I do that a lot these days. Banging my head on a desk. Gently though, no sense in giving myself brain damage.
Writing does that to me.
And insecurity, I am very good with the insecurity part.
“Don’t compare yourself to others.” Great advice, but it is difficult to follow up on. I do compare myself to others, all the time. And somehow, this is never in my favour.
Sometimes I compare my writing skills to people who are just awe inspiring. There are people out there that have such a beautiful way with words, that know how to play with the English language and produce the most amazing visual images.
I am not one of those people. I try my best, but that is just not what my “voice” is about. I am a story teller. The story is my master, and though I try, language, grammar and punctuation will always be a struggle.
I wrestle with my sentences, with the words I write every day. (Never with pudding though)
And this can cause me to bang my head into my desk. I am always wondering: “Am I doing this the way I should?” and I feel like a fraud. That little voice in the back of my head tells me I shouldn’t write, if I haven’t mastered it perfectly. I don’t agree with that voice. I like to think I have something to say in my writing, I have stories to tell. But the voice is still there. I tell it to shut up and tell it that there are editors for people like me.
It tells me I am a dumb ass and that my editors will be shocked at the state of my work. We argue a lot, that little voice and I.
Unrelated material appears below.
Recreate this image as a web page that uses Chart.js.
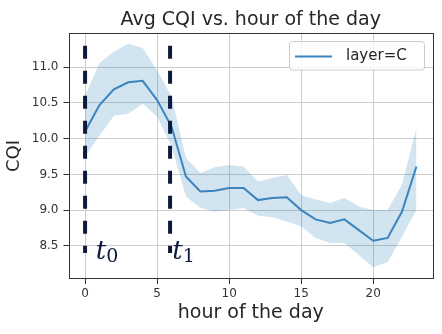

I keep going, and don’t let the little voice discourage me. This is what I want to do, and I am willing to work hard for it. I do work hard. Every day.
And I ask people to proof read my work, and I hire an editor to take out the worst bits, but it’s not easy. Every time I send in my work to someone I wait for them to send it back and tell me I should stop writing, that I am a fraud and that what I do is terrible.
So far that is not what people have said. I don’t know whether it is because those people are very kind, or because they really enjoyed reading my work.
I am sure some day I will get comments like that. It is all part of being “out there”. There will be people who hate my work, because there always are. And maybe I will get very lucky and there will be people who love my work too.
I dream about reaching people. About writing that perfect story/ novel/ novella that someone just couldn’t put down. That changed their life a little bit. That someone fell in love with. I really do dream about that. I want my world to affect someone, an preferably a lot of people. To hear the words: “this is my favourite book”.
That keeps me going. Especially during the rough times, during the times where I am having a hard time with my work. Where I am trying to edit something and wonder if I am not just making things worse. Those times where I just don’t seem to be learning how to do it right.
It keeps me sane during the times where I bang my head against my desk.